Flauto magico. Flauto d’oro. Flauto di fuoco. Il flauto in questione era quello di Severino Gazzelloni, virtuoso nato cento anni fa (1919-1992) come Severino Gazzellone a Roccasecca (provincia di Frosinone), il paese della Ciociaria che diede i natali a San Tommaso d’Aquino.
Negli anni sessanta, settanta, ottanta del secolo passato, Gazzelloni divenne l’icona del suo strumento. Gazzelloni era ovunque: intervistato alla Festa dell’Unità, sulla sua passione per gli UFO o per una rubrica di cucina; ospite in televisione di Gianni Minà circondato dalle percussioni di Tullio De Piscopo, svolazzante con aplomb mentre accanto «si buttava» il molleggiatore-twist Rocky Roberts. Gazzelloni sorrideva anche dai manifesti reclamizzanti l’amaro schietto, i vestiti confezionati, gli orologi economici. Facile che molti finirono per torcere il naso davanti all’onnipresenza del musicista ciociaro, svalutandone gli indiscutibili meriti musicali e preferendogli un grande artista di segno opposto, l’aristocratico Jean-Pierre Rampal. «Per attestare la supremazia mondiale del nostro flauto d’oro sui suoi colleghi», ha scritto uno dei maggiori critici musicali italiani del Novecento, Fedele d’Amico, «si usa citare il fatto che un centinaio di compositori di oggi hanno scritto per lui; e va bene. Niente poi vale, a questo scopo, quanto ascoltare lui alle prese con la musica di prima del diluvio, da Vivaldi a Prokof’ev».

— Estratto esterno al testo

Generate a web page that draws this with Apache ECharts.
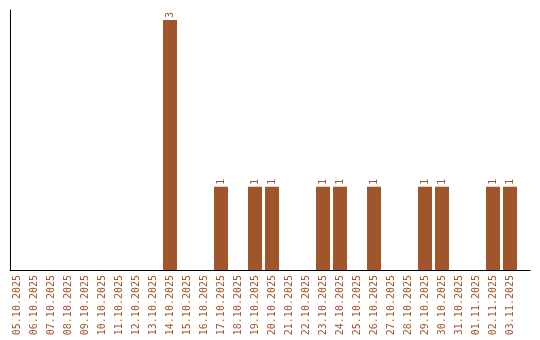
<!DOCTYPE html>
<html>
<head>
<meta charset="utf-8">
<script src="https://cdn.jsdelivr.net/npm/echarts@6/dist/echarts.min.js"></script>
<style>html,body{margin:0;padding:0;background:#fff}#c{width:540px;height:340px}</style>
</head>
<body>
<div id="c"></div>
<script>
const categories = ['05.10.2025','06.10.2025','07.10.2025','08.10.2025','09.10.2025','10.10.2025','11.10.2025','12.10.2025','13.10.2025','14.10.2025','15.10.2025','16.10.2025','17.10.2025','18.10.2025','19.10.2025','20.10.2025','21.10.2025','22.10.2025','23.10.2025','24.10.2025','25.10.2025','26.10.2025','27.10.2025','28.10.2025','29.10.2025','30.10.2025','31.10.2025','01.11.2025','02.11.2025','03.11.2025'];
const values = [0,0,0,0,0,0,0,0,0,3,0,0,1,0,1,1,0,0,1,1,0,1,0,0,1,1,0,0,1,1];

const color = '#a0552b';
const font = 'DejaVu Sans Mono';
const chart = echarts.init(document.getElementById('c'), null, {renderer:'canvas'});
chart.setOption({
  animation: false,
  backgroundColor: '#fff',
  grid: [
    {left: 8.5, width: 510, top: 10, bottom: 70},
    {left: 10, right: 10, top: 10, bottom: 70}
  ],
  xAxis: [
    {
      type: 'category', gridIndex: 0, data: categories,
      axisLine: {show: false}, axisTick: {show: false},
      axisLabel: {rotate: 90, interval: 0, margin: 5, color: color, fontFamily: font, fontSize: 10}
    },
    {
      type: 'value', gridIndex: 1, min: 0, max: 1,
      axisLine: {show: true, onZero: false, lineStyle: {color: '#000', width: 1}},
      axisTick: {show: false}, axisLabel: {show: false}, splitLine: {show: false}
    }
  ],
  yAxis: [
    {type: 'value', gridIndex: 0, min: 0, max: 3.12, show: false},
    {
      type: 'value', gridIndex: 1, min: 0, max: 1,
      axisLine: {show: true, lineStyle: {color: '#000', width: 1}},
      axisTick: {show: false}, axisLabel: {show: false}, splitLine: {show: false}
    }
  ],
  series: [{
    type: 'bar', xAxisIndex: 0, yAxisIndex: 0,
    data: values.map(v => v === 0 ? null : v),
    barWidth: 14,
    itemStyle: {color: color},
    label: {
      show: true, position: 'top', rotate: 90, distance: 2,
      align: 'left', verticalAlign: 'middle',
      color: color, fontFamily: font, fontSize: 10
    }
  }]
});
</script>
</body>
</html>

Per Gazzelloni hanno scritto forse anche molti più compositori che il centinaio menzionato da d’Amico – sarebbe meglio dire chi non ha scritto per lui – ma il critico romano aveva perfettamente ragione nel sottolineare non solo la sua passione nel tradurre «in musica geroglifici all’apparenza incomprensibili», ma nel difendere una tradizione italiana del flauto, incarnata in un disco a suo tempo celebre, realizzato con i Musici: una silloge di concerti di Vivaldi, Tartini, Boccherini e Mercadante.
Una biografia di Gian Luca Petrucci (Severino Gazzelloni – il flauto protagonista, ed. Zecchini, € 29), non dimentica il centenario corredando la narrazione libera con testimonianze ammirate (da Stravinskij a Petrassi e Berio), il numericamente incredibile catalogo delle registrazioni, i non meno sorprendenti elenchi di brani appositamente composti per il suo flauto e i nomi degli allievi di tutto il mondo che affollavano gli storici corsi al Conservatorio di Pesaro e di Santa Cecilia a Roma, i corsi di perfezionamento all’Accademia Chigiana di Siena o i Ferienkuse di Darmstadt.
Nitore e bellezza del suono di Gazzelloni sono stati storicamente inquadrati da d’Amico in un articolo di cinquant’anni fa ancora oggi non superato: «Forse nessuno colse mai così direttamente la vocazione del flauto, quanto il suo modo di disincarnare il suono, riducendo il fraseggio a interiorità pura e quasi illudendoci che il suono sia un’efflorescenza secondaria della musica, invece che la sua base fisica; ma pure fornendoci di questa efflorescenza, una gamma incredibilmente ricca, e adoperandola secondo scelte infallibili».
Nel libro c’è anche Gazzelloni prima di Gazzelloni, vale a dire la storia della sua volontà di ferro come studente a Santa Cecilia, l’ingresso nel famoso complesso dei Musici, la parallela attività come primo violoncello dell’orchestra della RAI di Roma e come elemento di spicco del Quintetto di fiati della Rai, insieme ad altri insigni e dimenticati strumentisti, Pietro Accoroni, Giacomo Gandini, Carlo Tentoni e Domenico Ceccarossi.
Luciano Berio lo ha dipinto con un pizzico di ironia mordace, quando scrisse che Gazzelloni «esibiva la misteriosa dignità di un fauno, ma anche l’insopprimibile cupidigia di un satiro che vuole possedere per intero il corpo della signora Musica, in tutte le sue curve e tutti i suoi anfratti».